Читать «Женский текст как «история болезни» (На материале современной женской русской прозы)» онлайн

Наталья А. Фатеева

Наталья А. Фатеева

Женский текст как «история болезни»

(На материале современной женской русской прозы)

…НЕ БРАЧНАЯ ПОСТЕЛЬ, НО БОЛЬНИЧНАЯ КОЙКА СТАНОВИТСЯ СВИДЕТЕЛЕМ ТАИНСТВЕННОЙ ЖИЗНИ ПЛОТИ

H. Габриэлян, «Взгляд на женскую прозу»

Наше заглавие фиксирует одну из формул современной женской литературы, которая обнаруживает себя в особом наборе авторских нарративных стратегий. Эти стратегии, с одной стороны, основаны на взглядах французских феминисток, считающих, что «женское тело» служит «способом создания женского языка» (Л. Иригарэй), с другой — как бы выворачивает их наизнанку: доминирующей становится стратегия отказа от ощущения красоты женского тела и естественности женских физиологических процессов. А именно внутренняя и внешняя история женщины подается как история «болезни» и «старения» ее тела и души, при этом акцентируются мотивы «телесности души» и изоморфности уродства души и тела.

В женских текстах выделяется определенный круг тем, сценариев, мотивов, характеризующий уровень нарративной презентации.

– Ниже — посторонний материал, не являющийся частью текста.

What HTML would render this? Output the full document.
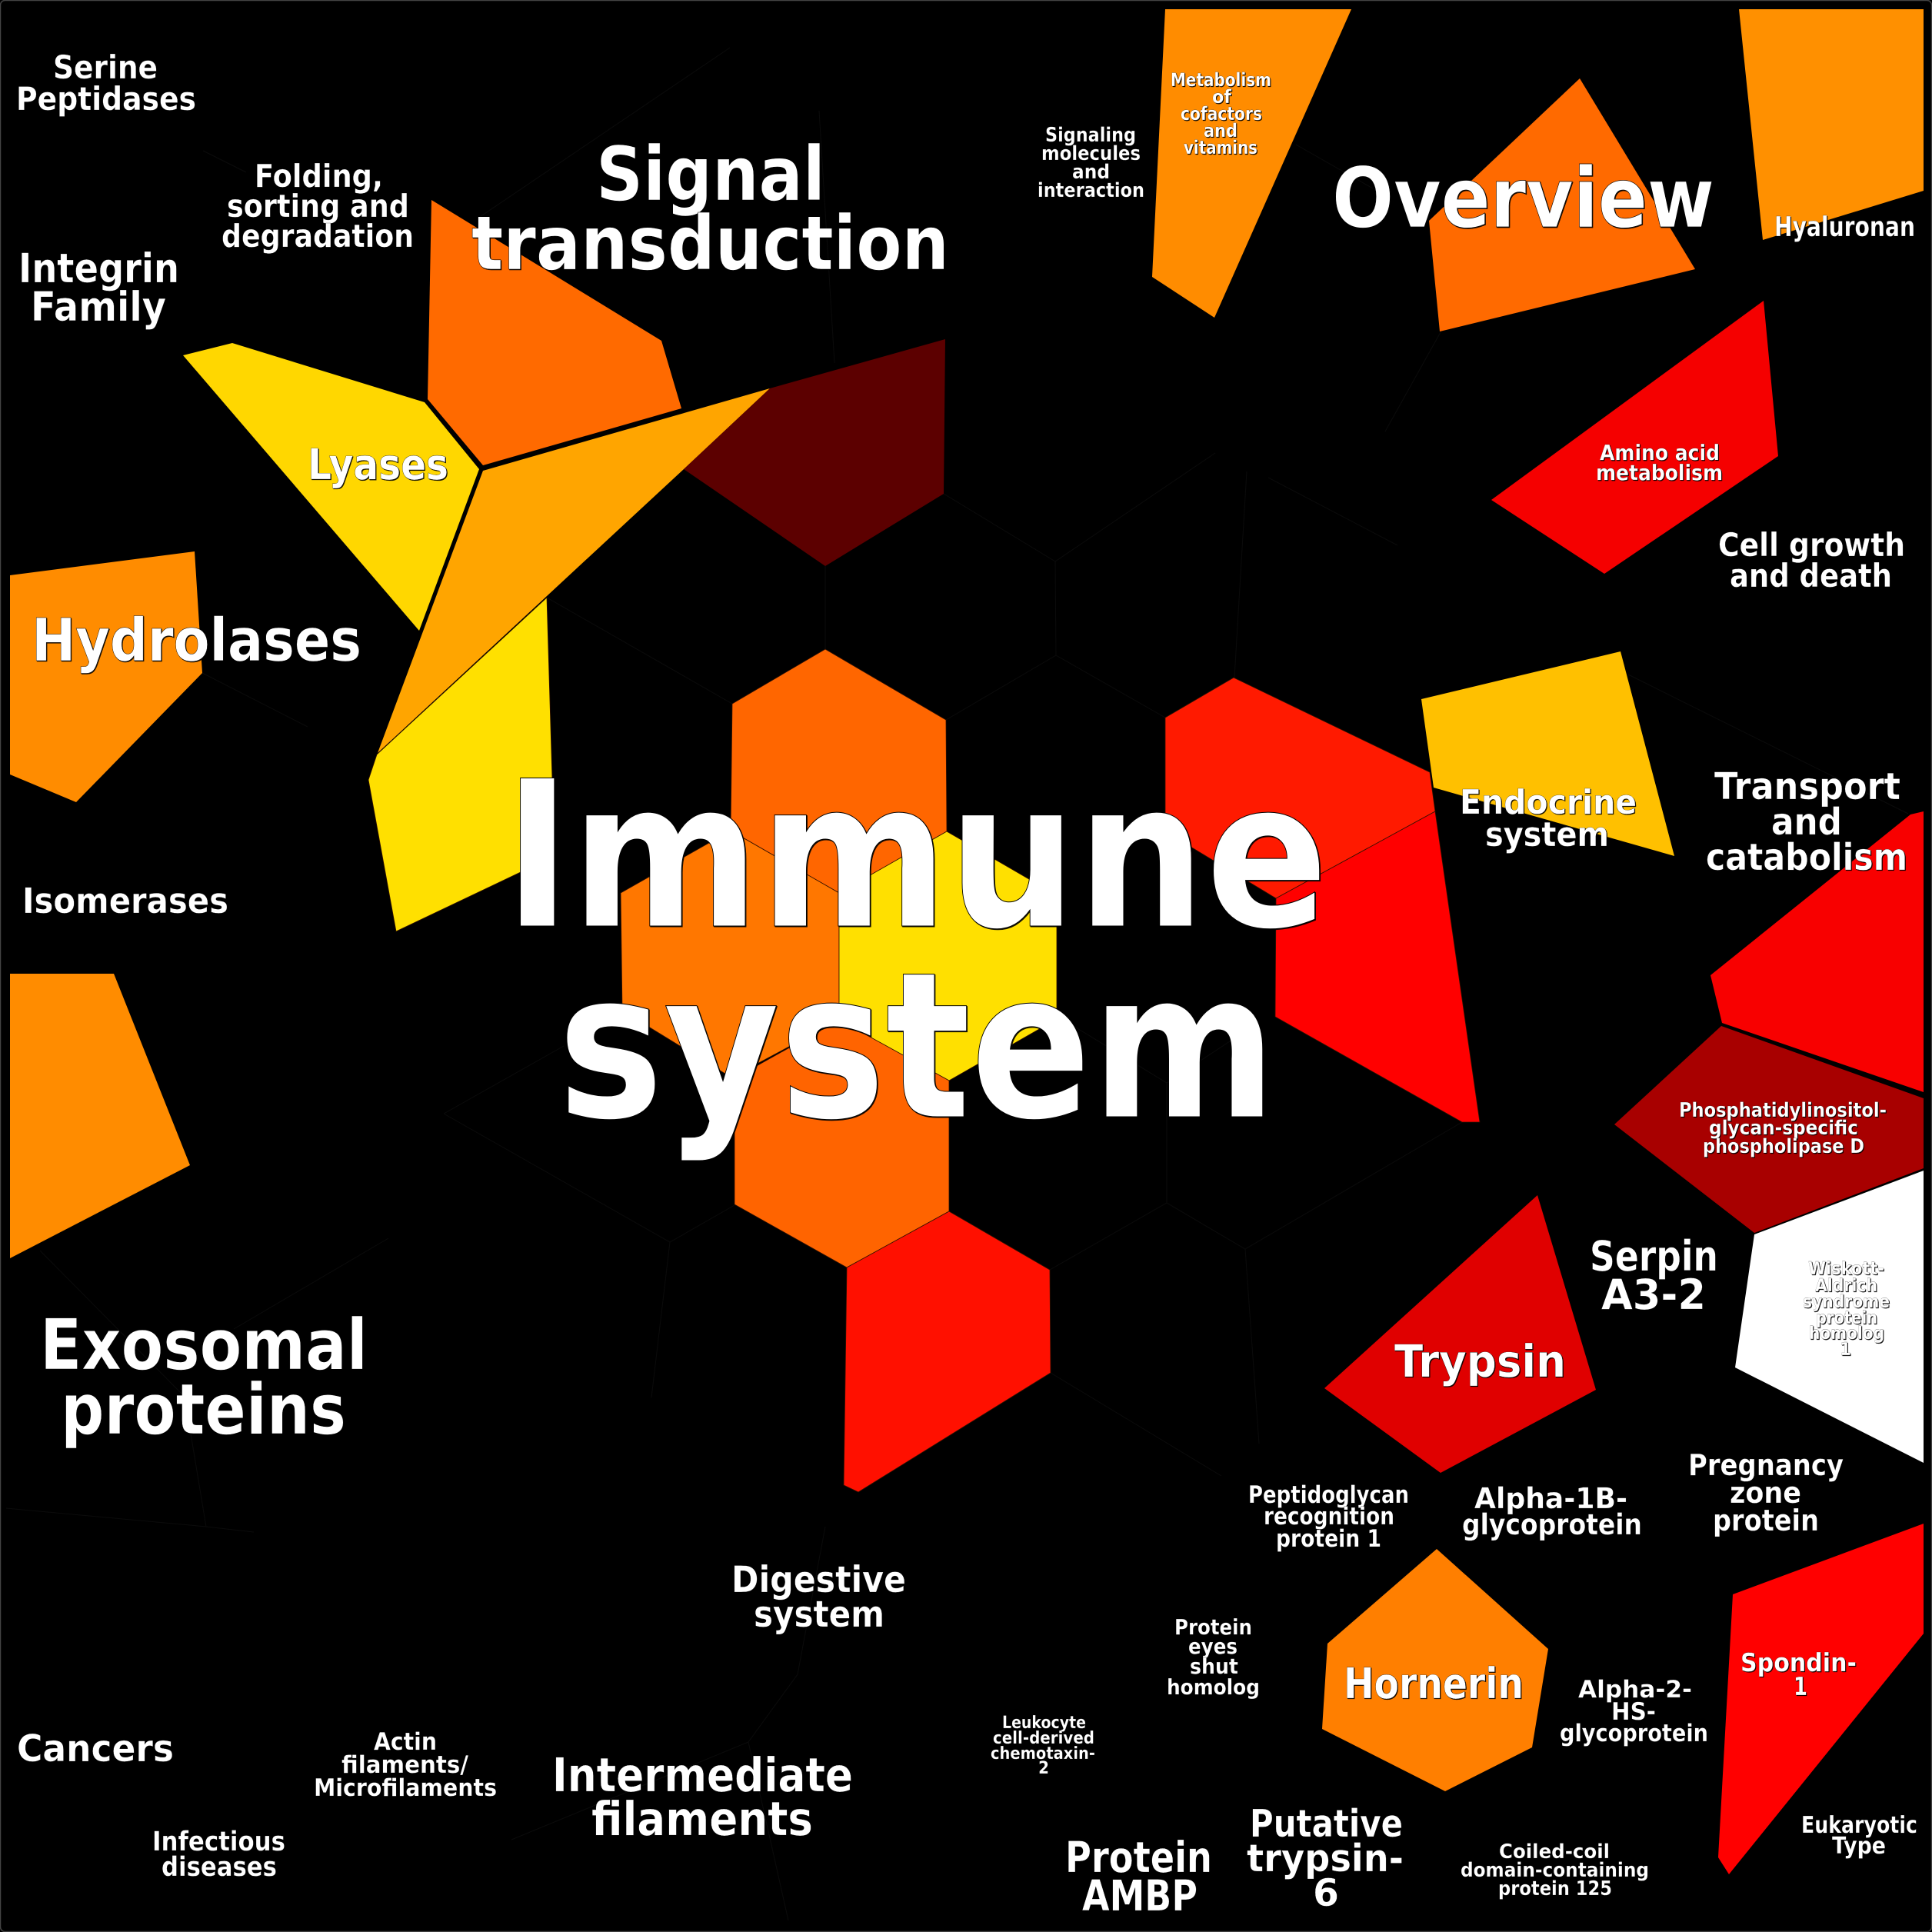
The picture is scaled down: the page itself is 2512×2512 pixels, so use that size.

1. Героини произведений, в том числе и героини-рассказчицы, часто выступают в статусе пьяных (у Н. Искренко и В. Нарбиковой), стареющих женщин, теряющих свою сексуальную привлекательность (ср. «Огонь и пыль» Т. Толстой), больных женщин, женщин-инвалидов (у Г. Щербаковой, Е. Тарасовой и др.) или пациенток психоневрологического диспансера («Давай копать ямку» Н. Габриэлян), даже бомжей («Воробьиные утра» М. Вишневецкой).

2. Многие тексты написаны в стиле неонатурализма, граничащего с порнографией, данной сквозь призму символической системы

3. Фрейда (ср. «Ремонт человеков» К. Ткаченко [Ткаченко 2002: 46]: «Я не люблю порнографию, хотя эротические фильмы иногда смотрю. Но порнография меня не возбуждает, она меня временами просто оскорбляет. Она напоминает мне мое истинное место в мужском мире — быть дырой. Необходимым приспособлением для секса»). Особая «обнаженность» отличает описания таких чисто физиологических процессов, как беременность и роды; причем в большом числе текстов доминирует мотив «неродившегося ребенка»: центральной становится ситуация избавления от ребенка («Система собак» В. Токаревой, «Квартира» Н. Габриэлян, «Сексопатология» О. Татариной и др.), когда либо женщина не в состоянии родить («Буйволенок» Л. Фоменко, «Казус Кукоцкого» Л. Улицкой), либо на свет появляется урод («Выбор за мной…» А. Мхеидзе), либо ребенок сразу умирает («Кровать Молотова» Г. Щербаковой). Получается, что рождение и смерть смыкаются: так, в рассказе «Пчелиный рай» Габриэлян повествование ведется сквозь призму сознания умирающей от гинекологического заболевания женщины, которая в молодости избавилась от будущего ребенка; перед смертью «сценарий аборта» вновь прокручивается в ее сознании, а само освобождение от жизни мыслится как роды.

Характерно, что любовь в женских текстах часто предстает как болезнь, при описании которой используется либо метафора «переношенного плода» (в «Системе собак» Токаревой), либо метафора «аномального плода» («Анна Гром и ее призрак» М. Рыбаковой). Сам любовный акт часто представляется как соприкосновение с чем-то «нечистым», и естественность ощущений снимается отрицательными деталями. Так, в сценах любви, когда тело также находится на пороге жизни-смерти, у Габриэлян в повести «Квартира» появляется паук, вызывающий ощущение чего-то грязно-обволакивающего: «____я сперва слегка испугалась и не понимала, почему тело мое начало вибрировать и исчезать… И тогда начал дрожать пол. А потом на меня вдруг опрокинулся потолок и по нему пробежал маленький паук. И я отделилась от самой себя, медленно взмыла к потолку, прошла его насквозь и умерла» [Габриэлян 2001:157].Хотя, согласно славянской символике, паук не всегда негативен (он связан с любовной магией, мужской символикой, используется как атрибут при тяжелых родах [Гура 1997], в рамках развития сюжета он предвещает последующее избавление от зачатого ребенка.